Shelf Awareness for Friday, November 30, 2012


Poisoned Pen Press: A Long Time Gone (Ben Packard #3) by Joshua Moehling

St. Martin's Essentials: The Bible Says So: What We Get Right (and Wrong) about Scripture's Most Controversial Issues by Dan McClellan

St. Martin's Press: Austen at Sea by Natalie Jenner

Quotation of the Day

Pete Townshend: Acquisitions Editor Was 'Best Job I Ever Had'

"Are you kidding? That was the best job I ever had. I had lunch with the old chairman, Matthew Evans, this week, and we both went dewy-eyed about the old days. He's in the House of Lords trying to stay awake, and I'm pounding stages like an aging clown. I loved the way the Faber editorial committee was driven as much by gossip and rumor as ideas. It was fun.
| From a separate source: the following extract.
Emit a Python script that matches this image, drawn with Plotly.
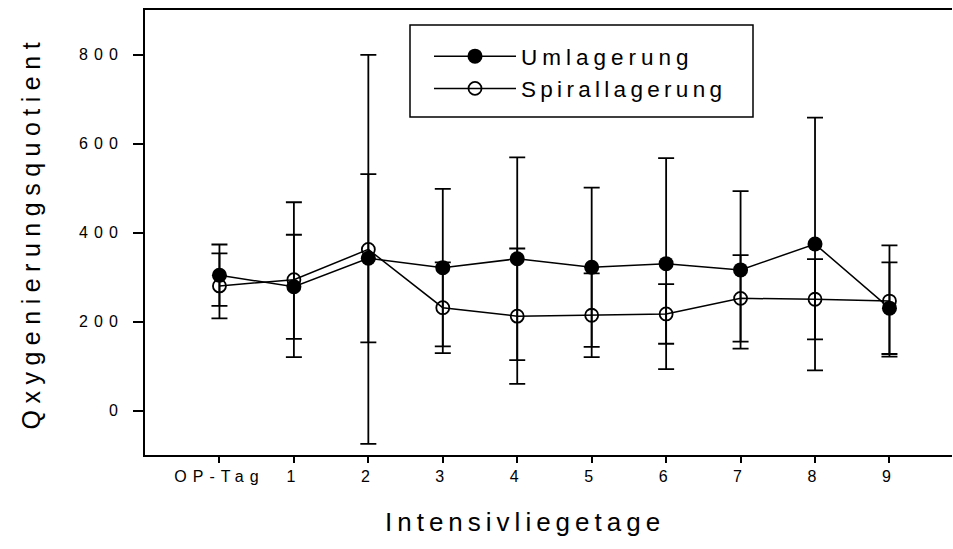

Not what you expect in such an esteemed publishing house."

--The Who's Pete Townshend, author of Who I Am: A Memoir, in a New York Times interview where he recalled working as an acquisitions editor at Faber & Faber.


 


Oni Press: Soma by Fernando Llor, illustrated by Carles Dalmau


News

General Retail Sales in November: Sandy's Aftereffects Felt

General retail sales rose slightly in November, but storm damage in the Northeast weighed heavily on the month's numbers and a "burst of end-of-the-month holiday shopping couldn't overcome the damage that superstorm Sandy did to U.S. retailers," the Wall Street Journal reported. For the month, sales at stores open at least a year increased 1.6% at 17 retailers tracked by Thomson Reuters, which was less than the 3.3% growth analysts expected.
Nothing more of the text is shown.